Badiger Devendra’s Vanya, now chosen for the Indian Panorama at the Goa International Film Festival from November 20 to 28, arrives quietly. It unfolds like sunlight filtering through dense leaves, inviting you to pause and notice the small details, the heartbeat of a forest and the rhythm of a life intertwined with the land.
“The story begins where ambition ends. Here, in these haadis, life was measured not by what you owned, but by how you lived,” says Badiger Devendra. The film follows an elderly man who will not leave the forest he calls home. His quiet defiance stands out in a world that measures progress in numbers rather than human presence. Through this steadfastness, Devendra examines what we lose and what we gain when development moves forward without looking back.

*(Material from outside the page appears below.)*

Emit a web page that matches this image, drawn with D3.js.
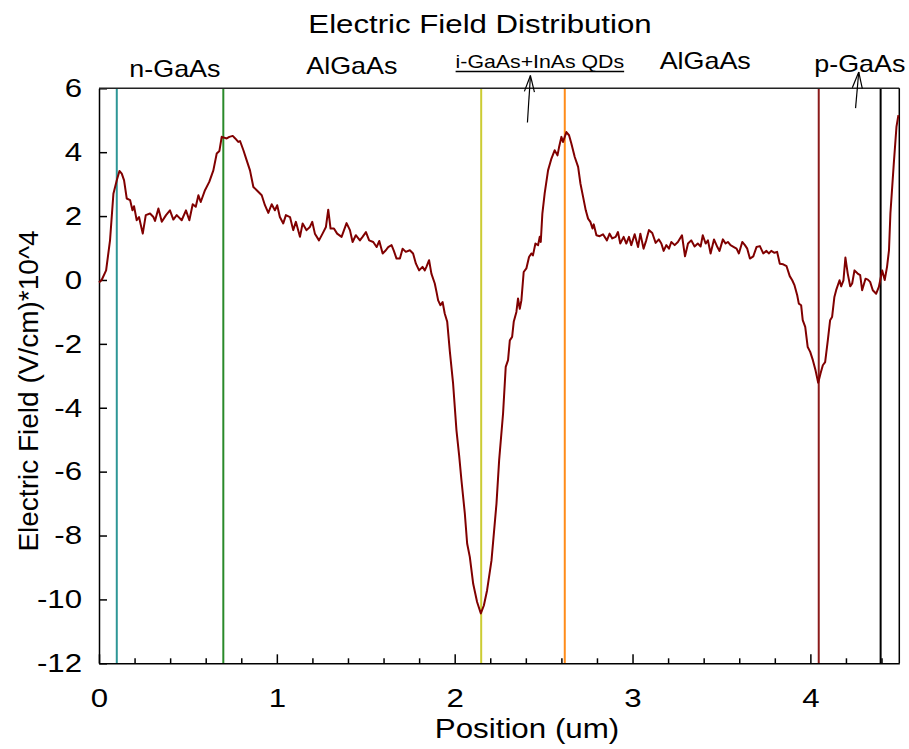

Vanya presents contrasts. Civilisation intrudes, but the forest remains, patient and observant of human choices. “The forest has memory,” Devendra notes. “Sometimes memory is the only form of justice left.”
The narrative gently explores the fragility of values, the slow decline of traditions, and how the pull of money alters even the simplest lives.
The performances strengthen the film’s subtle power. Vijanath Biradar leads with quiet depth, embodying a silence filled with history and resistance. Prakash Belawadi adds a poetic touch in his key role, while Meghana Belawadi, Ashwin Hassan, and Yashwanth Kuchabal enrich the story with the textures of daily life, blending the forest and its people. “The cast embodies the landscape. They are the forest in flesh and thought,” says Devendra.
Produced by Pallavi Ananth Poomagaame under Ideaworks Motion Pictures, Vanya has finished its technical screening and will travel through international festivals before its theatrical release in March 2026. Devendra’s message is clear: “I wanted to hold up a mirror, not to blame but to ask what we have given up in the name of progress.”